Salesforce's blockbuster deal for the Slack messaging platform will give the software giant the visibility it needs to increase its valuation by threefold, CNBC's Jim Cramer said Thursday.
"If you follow the customer, you'll understand why Salesforce.com, which built a gigantic business by helping clients harness the power of the cloud, decided to shell out $27.7 billion for Slack Technologies in a deal that was widely criticized," the "Mad Money" host said. "I think it was a brilliant move, though."
Salesforce announced it was purchasing Slack, its largest acquisition to date, after Tuesday's close. The stock is down about 20 points since the deal was publicized.
Salesforce shares closed Thursday's session at $220.97, giving the company a $171.5 billion market cap.

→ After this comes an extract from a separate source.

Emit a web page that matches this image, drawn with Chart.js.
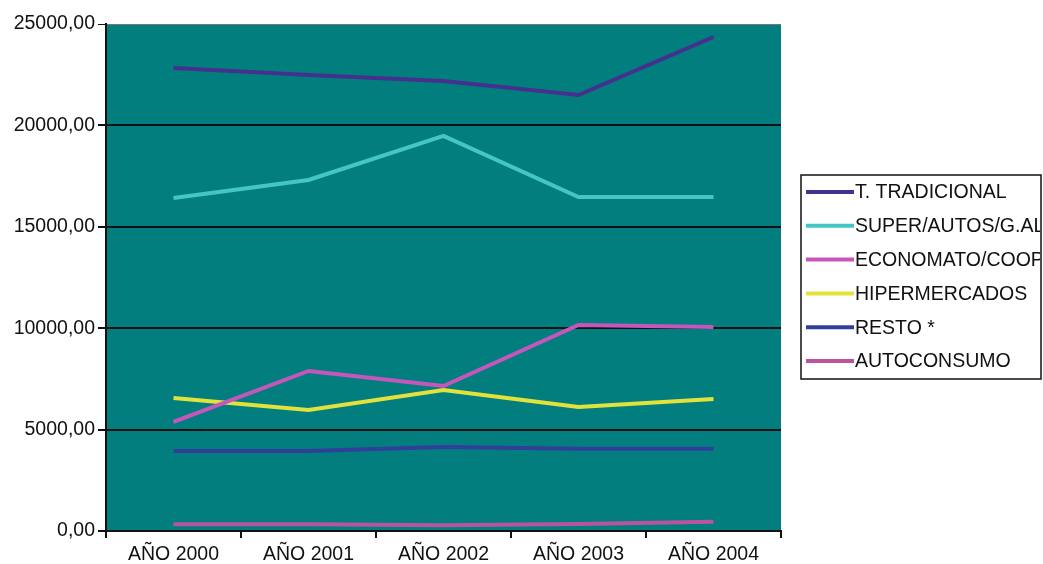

The deal will give both companies more leverage to compete with Microsoft — Slack with Microsoft Teams and Salesforce, which sells enterprise customer relationship management software, with Microsoft's software division.
Salesforce, which was added to the 30-stock Dow Jones Industrial Average this summer, peaked at $284.50 in early September, days after it joined the blue-chip index.
Cramer said the tie-up gives Slack financial resources to go head to head with Teams, adding that the company fits in Salesforce's cloud suite.
"Salesforce.com has grown to be a $200 billion Dow Jones colossus under the leadership of Marc Benioff," Cramer said. "But thanks to the law of large numbers … it's very difficult for Marc to go from $200 billion to the $500 billion that I think that company can go, at least not organically."
"Because to most people, Salesforce is invisible," he continued. "Unless you're a data scientist or you work in sales, you don't interact with their software. That's why Marc needs a visible platform, something everyone can see and something everyone can buy."
Disclosure: Cramer's charitable trust owns shares of Salesforce.com.